Investigations into investigations sound like just the sort of madness civil servants would condone.

But that’s what CAR Magazine has done recently, probing exactly what’s going on in the Government’s inquiry into the collapse of MG Rover.

It’s now two and a half years since the gates fell shut at Longbridge for the last time, and we’re no closer to discovering the precise reasons behind its catastrophic failure. The inquiry was launched by the Department for Trade and Industry (now rebranded the catchy Department for Business, Enterprise and Regulatory Reform) but we’ve yet to hear back from the inspectors. Not a sausage.

We found that the inquiry has already cost a whopping £10 million – more than the Government spent trying to save MG Rover in the first place.

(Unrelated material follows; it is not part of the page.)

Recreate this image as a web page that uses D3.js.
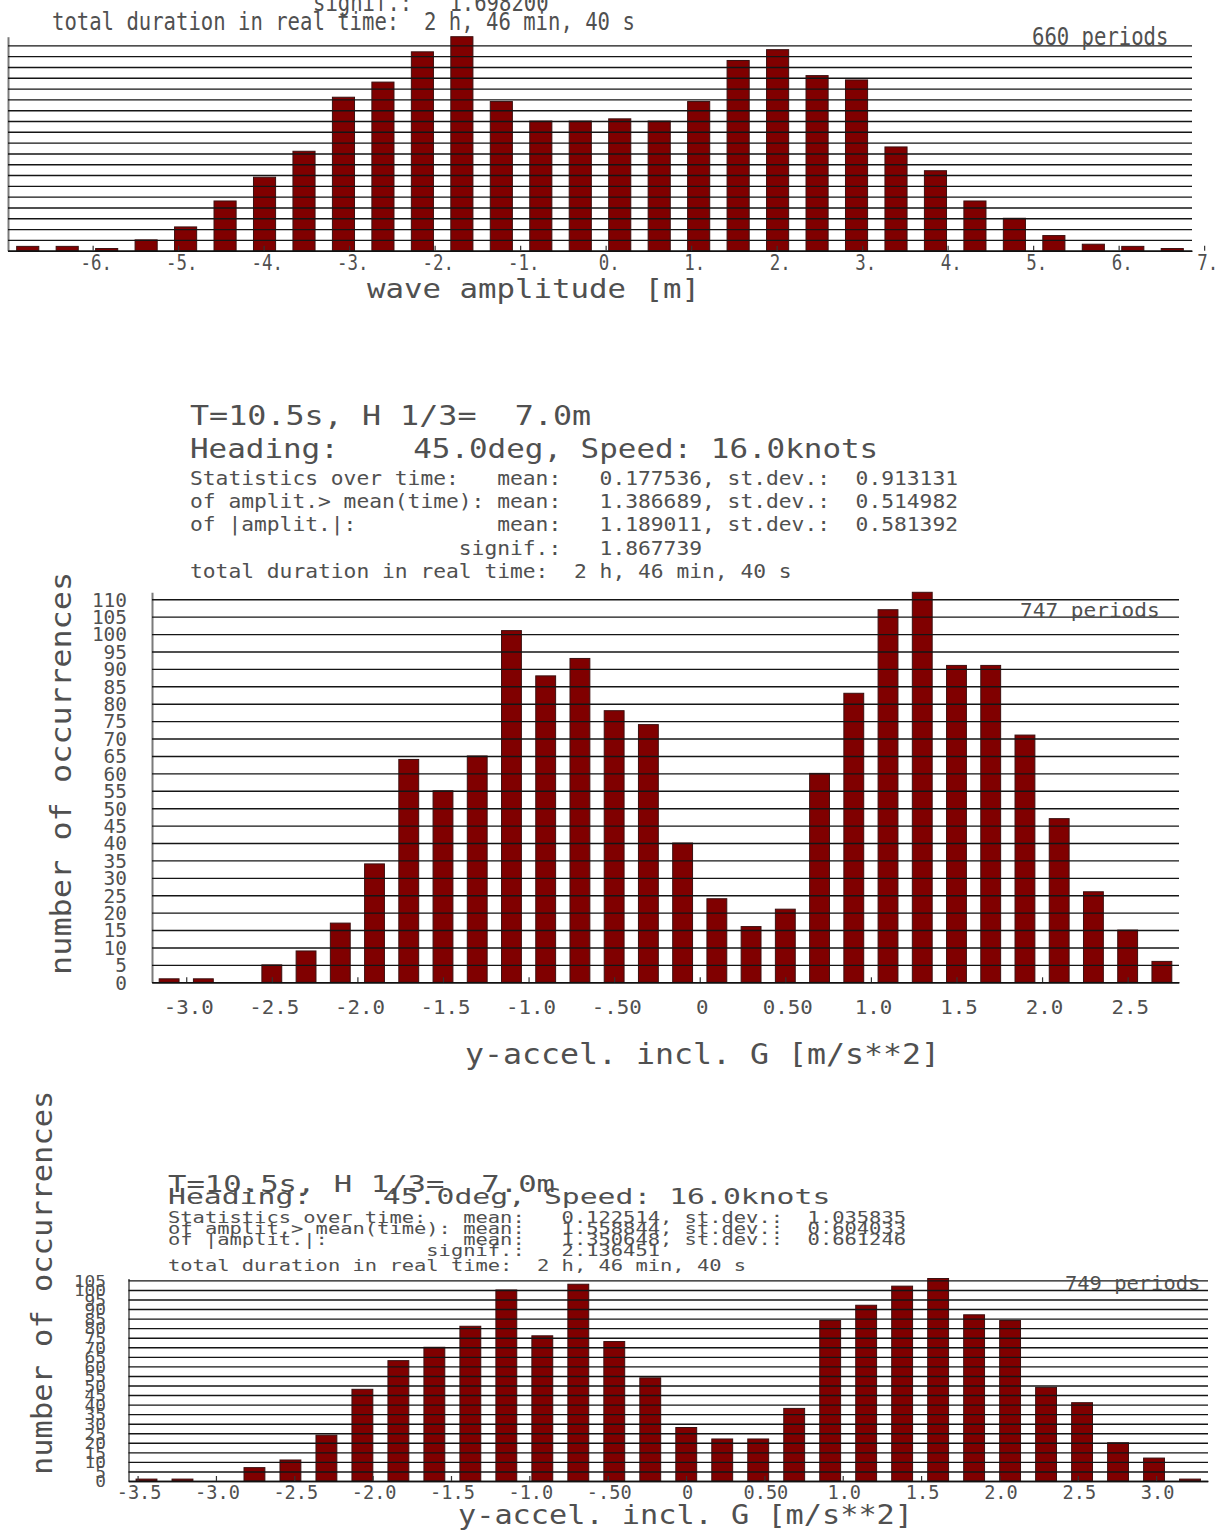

Where’s the sense in that? And every extra week the investigation rumbles on costs taxpayers like you and me an extra £300,000.

Why such high figures? Well, you don’t employ leading figures in the world of law and commerce cheaply, and there’s a mind-boggling paper trail stretching from the West Midlands to London and as far afield as China. The inspectors are slowly piecing together what happened in the months leading up to the meltdown at Longbridge.

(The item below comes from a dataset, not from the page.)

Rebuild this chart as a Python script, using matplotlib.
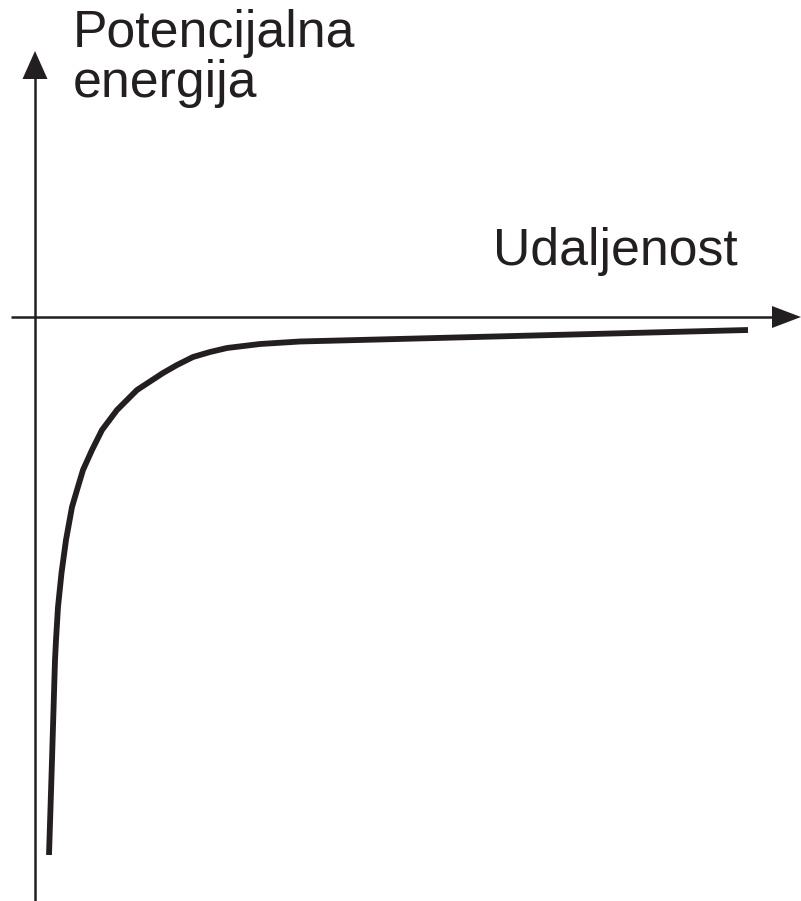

Were the directors of Phoenix Venture Holdings, the parent company that bought MG Rover for a token tenner back in 2000, acting illegally? There is no evidence to suggest this so far, and most commentators expect the so-called Phoenix Four to avoid the flak. We might question their morals (they drew generous six-figure salaries and set up a £12.9 million pension fund), but few expect them to have acted illegally.

If the Government inspectors hurried up, we might know the truth once and for all. Not that it will provide much solace to the 6,000 workers who were made redundant and left with just £2,800 each.